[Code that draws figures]
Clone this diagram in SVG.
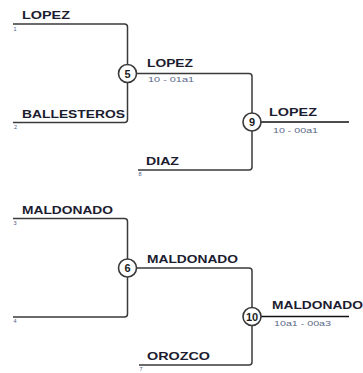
<svg xmlns="http://www.w3.org/2000/svg" width="363" height="373" viewBox="0 0 363 373">
<style>
.ln{fill:none;stroke:#3a3a3a;stroke-width:1.5;stroke-linejoin:round}
.out{fill:none;stroke:#111;stroke-width:1.5}
.nm{font-family:"Liberation Sans",Arial,sans-serif;font-weight:bold;font-size:11.5px;fill:#1c1c30}
.sd{font-family:"Liberation Sans",Arial,sans-serif;font-size:5.5px;fill:#4a5a8a}
.sc{font-family:"Liberation Sans",Arial,sans-serif;font-size:8px;fill:#5a6888}
.cc{fill:#fff;stroke:#3a3a3a;stroke-width:1.6}
.cn{font-family:"Liberation Sans",Arial,sans-serif;font-weight:bold;font-size:11px;fill:#1c1c1c;text-anchor:middle}
</style>
<rect width="363" height="373" fill="#fff"/>
<g id="connectors">
<path class="ln" d="M13,24 H124.5 Q127.5,24 127.5,27 V119.5 Q127.5,122.5 124.5,122.5 H13"/>
<path class="ln" d="M127.5,73.5 H249 Q252,73.5 252,76.5 V167 Q252,170 249,170 H138"/>
<path class="ln" d="M13,218.5 H124.5 Q127.5,218.5 127.5,221.5 V314 Q127.5,317 124.5,317 H13"/>
<path class="ln" d="M127.5,268 H249 Q252,268 252,271 V362 Q252,365 249,365 H139"/>
<path class="out" d="M252,122 H349"/>
<path class="out" d="M252,316.5 H349"/>
</g>
<g id="p1"><text class="nm" x="22" y="19" textLength="48" lengthAdjust="spacingAndGlyphs">LOPEZ</text><text class="sd" x="13.5" y="31">1</text></g>
<g id="p2"><text class="nm" x="22" y="117.5" textLength="103" lengthAdjust="spacingAndGlyphs">BALLESTEROS</text><text class="sd" x="14" y="129">2</text></g>
<g id="p8"><text class="nm" x="146" y="165" textLength="33" lengthAdjust="spacingAndGlyphs">DIAZ</text><text class="sd" x="138.5" y="176">8</text></g>
<g id="p3"><text class="nm" x="22" y="213.5" textLength="91" lengthAdjust="spacingAndGlyphs">MALDONADO</text><text class="sd" x="13.5" y="225">3</text></g>
<g id="p4"><text class="sd" x="13.5" y="323">4</text></g>
<g id="p7"><text class="nm" x="147" y="359.5" textLength="63" lengthAdjust="spacingAndGlyphs">OROZCO</text><text class="sd" x="139.5" y="371">7</text></g>
<g id="m5"><circle class="cc" cx="127.5" cy="73.5" r="9"/><text class="cn" x="127.5" y="77.5">5</text>
<text class="nm" x="147" y="66.5" textLength="46" lengthAdjust="spacingAndGlyphs">LOPEZ</text><text class="sc" x="148" y="82" textLength="46" lengthAdjust="spacingAndGlyphs">10 - 01a1</text></g>
<g id="m9"><circle class="cc" cx="252" cy="122" r="9"/><text class="cn" x="252" y="126">9</text>
<text class="nm" x="269" y="116" textLength="48" lengthAdjust="spacingAndGlyphs">LOPEZ</text><text class="sc" x="273" y="133" textLength="45" lengthAdjust="spacingAndGlyphs">10 - 00a1</text></g>
<g id="m6"><circle class="cc" cx="127.5" cy="268" r="9"/><text class="cn" x="127.5" y="272">6</text>
<text class="nm" x="147" y="262.5" textLength="91" lengthAdjust="spacingAndGlyphs">MALDONADO</text></g>
<g id="m10"><circle class="cc" cx="252" cy="316.5" r="9"/><text class="cn" x="252" y="320.5">10</text>
<text class="nm" x="272" y="308.5" textLength="91" lengthAdjust="spacingAndGlyphs">MALDONADO</text><text class="sc" x="274" y="326" textLength="57" lengthAdjust="spacingAndGlyphs">10a1 - 00a3</text></g>
</svg>
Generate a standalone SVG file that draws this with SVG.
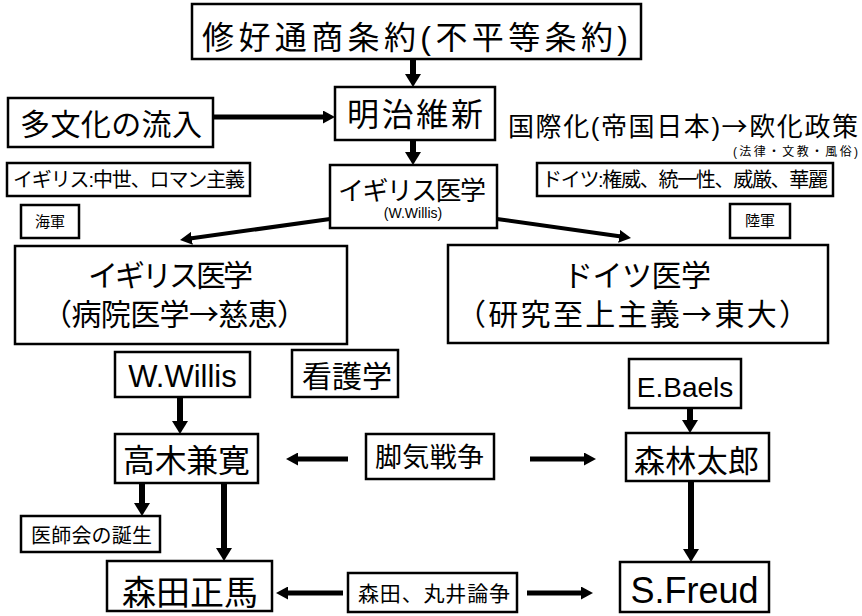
<svg xmlns="http://www.w3.org/2000/svg" width="862" height="616" viewBox="0 0 862 616">
<style>
.b{fill:#fff;stroke:#000;stroke-width:2.5}
.t{font-family:"Liberation Sans","Noto Sans CJK JP",sans-serif;fill:#000}
.j{font-family:"Noto Sans CJK JP",sans-serif}
.c{stroke:#000;fill:none}
</style>
<defs>
<marker id="big" viewBox="0 0 13 16" markerWidth="13" markerHeight="16" refX="3" refY="8" markerUnits="userSpaceOnUse" orient="auto"><path d="M0,0 L13,8 L0,16 z" fill="#000"/></marker>
<marker id="sm" viewBox="0 0 12 13" markerWidth="12" markerHeight="13" refX="2" refY="6.5" markerUnits="userSpaceOnUse" orient="auto"><path d="M0,0 L12,6.5 L0,13 z" fill="#000"/></marker>
</defs>
<rect width="862" height="616" fill="#fff"/>
<g id="connectors">
<line class="c" x1="413" y1="59" x2="413" y2="77" stroke-width="6" marker-end="url(#big)"/>
<line class="c" x1="213" y1="117" x2="325" y2="117" stroke-width="5" marker-end="url(#sm)"/>
<line class="c" x1="413" y1="140" x2="413" y2="155" stroke-width="6" marker-end="url(#big)"/>
<line class="c" x1="330" y1="219" x2="189.9" y2="238.6" stroke-width="4" marker-end="url(#sm)"/>
<line class="c" x1="497" y1="219" x2="621.1" y2="236.6" stroke-width="4" marker-end="url(#sm)"/>
<line class="c" x1="180" y1="397" x2="180" y2="424" stroke-width="6" marker-end="url(#big)"/>
<line class="c" x1="690" y1="408" x2="690" y2="423" stroke-width="6" marker-end="url(#big)"/>
<line class="c" x1="348" y1="459" x2="296" y2="459" stroke-width="5" marker-end="url(#sm)"/>
<line class="c" x1="530" y1="459" x2="586" y2="459" stroke-width="5" marker-end="url(#sm)"/>
<line class="c" x1="142" y1="483" x2="142" y2="506" stroke-width="6" marker-end="url(#big)"/>
<line class="c" x1="224" y1="483" x2="224" y2="551" stroke-width="6" marker-end="url(#big)"/>
<line class="c" x1="691" y1="481" x2="691" y2="552" stroke-width="6" marker-end="url(#big)"/>
<line class="c" x1="343" y1="593" x2="286" y2="593" stroke-width="5" marker-end="url(#sm)"/>
<line class="c" x1="527" y1="593" x2="583" y2="593" stroke-width="5" marker-end="url(#sm)"/>
</g>
<g id="treaty"><rect class="b" x="192" y="4" width="449" height="55"/><text class="t" x="202" y="48.5" font-size="32" textLength="426" lengthAdjust="spacing">修好通商条約(不平等条約)</text></g>
<g id="tabunka"><rect class="b" x="8" y="98" width="205" height="49"/><text class="t" x="20" y="135" font-size="30" textLength="182" lengthAdjust="spacing">多文化の流入</text></g>
<g id="meiji"><rect class="b" x="335" y="87" width="160" height="53"/><text class="t" x="347" y="126" font-size="32" textLength="136" lengthAdjust="spacing">明治維新</text></g>
<g id="kokusai"><text class="t" x="508" y="136" font-size="26" textLength="350" lengthAdjust="spacing">国際化(帝国日本)<tspan class="j">→</tspan>欧化政策</text><text class="t" x="733" y="156" font-size="12" textLength="125" lengthAdjust="spacing">(法律・文教・風俗)</text></g>
<g id="uk-note"><rect class="b" x="7" y="163" width="243" height="33"/><text class="t" x="13" y="187" font-size="20" textLength="232" lengthAdjust="spacing">イギリス:中世、ロマン主義</text></g>
<g id="de-note"><rect class="b" x="537" y="163" width="296" height="33"/><text class="t" x="542" y="187" font-size="20" textLength="286" lengthAdjust="spacing">ドイツ:権威、統一性、威厳、華麗</text></g>
<g id="kaigun"><rect class="b" x="21" y="205" width="58" height="33"/><text class="t" x="50" y="227" font-size="15" text-anchor="middle">海軍</text></g>
<g id="rikugun"><rect class="b" x="730" y="204" width="60" height="34"/><text class="t" x="760" y="226" font-size="15" text-anchor="middle">陸軍</text></g>
<g id="uk-med-small"><rect class="b" x="330" y="165" width="167" height="63"/><text class="t" x="338" y="200" font-size="26" textLength="148" lengthAdjust="spacing">イギリス医学</text><text class="t" x="413" y="218" font-size="14" text-anchor="middle">(W.Willis)</text></g>
<g id="uk-med"><rect class="b" x="15" y="246" width="332" height="98"/><text class="t" x="88" y="286" font-size="30" textLength="165" lengthAdjust="spacing">イギリス医学</text><text class="t j" x="42" y="325" font-size="30" textLength="265" lengthAdjust="spacing">（病院医学→慈恵）</text></g>
<g id="de-med"><rect class="b" x="448" y="245" width="380" height="98"/><text class="t" x="563" y="286" font-size="30" textLength="148" lengthAdjust="spacing">ドイツ医学</text><text class="t j" x="456" y="325" font-size="30" textLength="353" lengthAdjust="spacing">（研究至上主義→東大）</text></g>
<g id="willis"><rect class="b" x="115" y="352" width="135" height="45"/><text class="t" x="182.5" y="387" font-size="31" text-anchor="middle">W.Willis</text></g>
<g id="kango"><rect class="b" x="292" y="350" width="106" height="47"/><text class="t" x="302" y="387" font-size="30" textLength="90" lengthAdjust="spacing">看護学</text></g>
<g id="baels"><rect class="b" x="629" y="359" width="112" height="49"/><text class="t" x="685" y="397" font-size="28" text-anchor="middle">E.Baels</text></g>
<g id="takaki"><rect class="b" x="115" y="434" width="143" height="49"/><text class="t" x="123" y="472" font-size="32" textLength="127" lengthAdjust="spacing">高木兼寛</text></g>
<g id="kakke"><rect class="b" x="366" y="434" width="128" height="45"/><text class="t" x="375" y="467" font-size="27" textLength="109" lengthAdjust="spacing">脚気戦争</text></g>
<g id="mori"><rect class="b" x="626" y="433" width="143" height="48"/><text class="t" x="634" y="472" font-size="31" textLength="125" lengthAdjust="spacing">森林太郎</text></g>
<g id="ishikai"><rect class="b" x="21" y="516" width="139" height="36"/><text class="t" x="31" y="543" font-size="20" textLength="121" lengthAdjust="spacing">医師会の誕生</text></g>
<g id="morita"><rect class="b" x="107" y="561" width="165" height="50"/><text class="t" x="122" y="605" font-size="34" textLength="136" lengthAdjust="spacing">森田正馬</text></g>
<g id="ronso"><rect class="b" x="348" y="573" width="169" height="39"/><text class="t" x="358" y="601" font-size="21" textLength="152" lengthAdjust="spacing">森田、丸井論争</text></g>
<g id="freud"><rect class="b" x="620" y="562" width="149" height="50"/><text class="t" x="694.5" y="603" font-size="36" text-anchor="middle">S.Freud</text></g>
</svg>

## Required work
Lines in the records that hold the word "this" are to be counted; give only the total.

## Problem solution
2